Lawyers from Brighton Legal Clinic are working on the application without charge. The firm has won previous climate and environmental cases including the, subsequently overturned, refusal of Heathrow’s third runway on climate grounds.

Bioabundance says communities all over South Oxfordshire are supporting its bid to challenge the Local Plan.

It argues the plan:

  • Will be catastrophic for the natural world
  • Will increase carbon emissions markedly
  • Will destroy countryside and Green Belt land
  • Provides for up to five times the number of homes that can even be filled

The group will apply for protection under the Aarhus Convention which can limit costs awarded against litigants of environmental claims.

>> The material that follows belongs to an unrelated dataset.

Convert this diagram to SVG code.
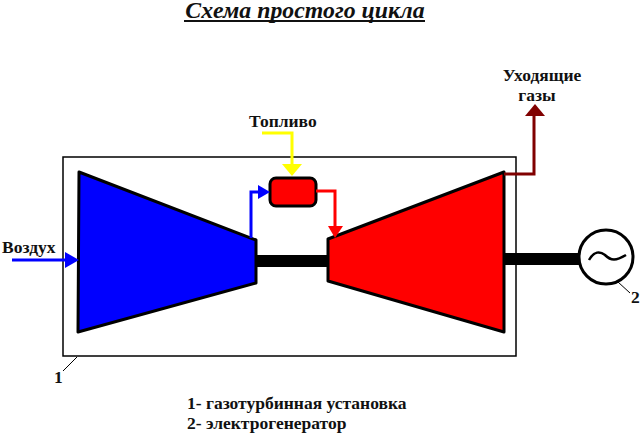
<svg xmlns="http://www.w3.org/2000/svg" width="644" height="435" viewBox="0 0 644 435">
<style>
text{font-family:"Liberation Serif","Times New Roman",serif;font-weight:bold;fill:#111;font-size:17.5px}
.c{fill:none;stroke-width:3}
.m{stroke:#000;stroke-width:3;stroke-linejoin:round}
</style>
<rect width="644" height="435" fill="#fff"/>
<g id="title"><text x="305" y="18" text-anchor="middle" style="font-size:23.8px;font-style:italic">Схема простого цикла</text><rect x="184" y="20" width="241" height="2" fill="#111"/></g>
<g id="frame"><rect x="63" y="157" width="453" height="199" fill="none" stroke="#000" stroke-width="1.5"/></g>
<g id="shafts"><rect x="256" y="255" width="73" height="12" fill="#000"/><rect x="504" y="253" width="78" height="12" fill="#000"/></g>
<g id="compressor"><polygon class="m" points="79,172 256,240 256,283 78,332" fill="#0000ff"/></g>
<g id="turbine"><polygon class="m" points="504,172 504,332 328,281 328,239" fill="#ff0000"/></g>
<g id="combustor"><rect x="270" y="178" width="46" height="28" rx="6" fill="#ff0000" stroke="#000" stroke-width="3"/></g>
<g id="generator"><circle cx="606" cy="257" r="27" fill="#fff" stroke="#000" stroke-width="3"/><path d="M589,260C594,251 600,251 605,255C611,261 616,261 626,255" fill="none" stroke="#000" stroke-width="2.5"/></g>
<g id="connectors">
<path class="c" stroke="#0000ff" d="M12,260H68"/><polygon points="65,252 79,260 65,268" fill="#0000ff"/>
<path class="c" stroke="#0000ff" d="M251,238V192H260"/><polygon points="258,185 270,192 258,199" fill="#0000ff"/>
<path class="c" stroke="#ffff00" stroke-width="3" d="M262,133H292V168"/><polygon points="282,164 302,164 292,176" fill="#ffff00"/>
<path class="c" stroke="#ff0000" d="M316,191H335V228"/><polygon points="328,226 343,226 335,238" fill="#ff0000"/>
<path class="c" stroke="#800000" d="M504,174H534V114"/><polygon points="525,116 545,116 535,104" fill="#800000"/>
<path fill="none" stroke="#000" stroke-width="1" d="M77,357L63,371M618,282L630,293"/>
</g>
<g id="labels">
<text x="2" y="253">Воздух</text>
<text x="249" y="127">Топливо</text>
<text x="542" y="81" text-anchor="middle">Уходящие</text>
<text x="537" y="101" text-anchor="middle">газы</text>
<text x="54" y="383">1</text>
<text x="631" y="303">2</text>
<text x="187" y="409">1- газотурбинная установка</text>
<text x="187" y="429">2- электрогенератор</text>
</g>
</svg>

The saga of the Local Plan began in 2014. A heated political debate followed and it was withdrawn in 2019 by SODC’s, then ruling, coalition of LibDems and Greens before Housing Minister Robert Jenrick stepped in to seek to ensure the plan went through.

Chair of the Bioabundance group is Dr Sue Roberts, a South Oxfordshire councillor who resigned from the Green Party after last month’s decision to adopt the plan.

Along with Cllr Sarah Gray, who resigned from the LibDems at the same time, Cllr Roberts has formed a new group called the South Oxfordshire Residents’ Team (SORT).

Cllr Roberts told Thames Tap: “This Local Plan is not in the best interests of residents in South Oxfordshire, it will be disastrous in terms of climate change and the collapse of the natural world.

“Our pro bono lawyers believe we have a case worth bringing forwards, particularly in respect of the undue pressure put upon councillors to approve the plan that they themselves wished to withdraw.”

She argues that population projections by the ONS require just 8,000 new homes in the district while the plan seeks 23, 500. And she believes the surplus homes will ultimately be bought up by the wealthy at the cost of the Green Belt and the natural world.

It is likely to take some months before the group learns if the action can proceed.

Cllr Roberts added: “It is a pioneering action, the first time an action has been brought forward on these grounds. We have to see how seriously people regard climate change.”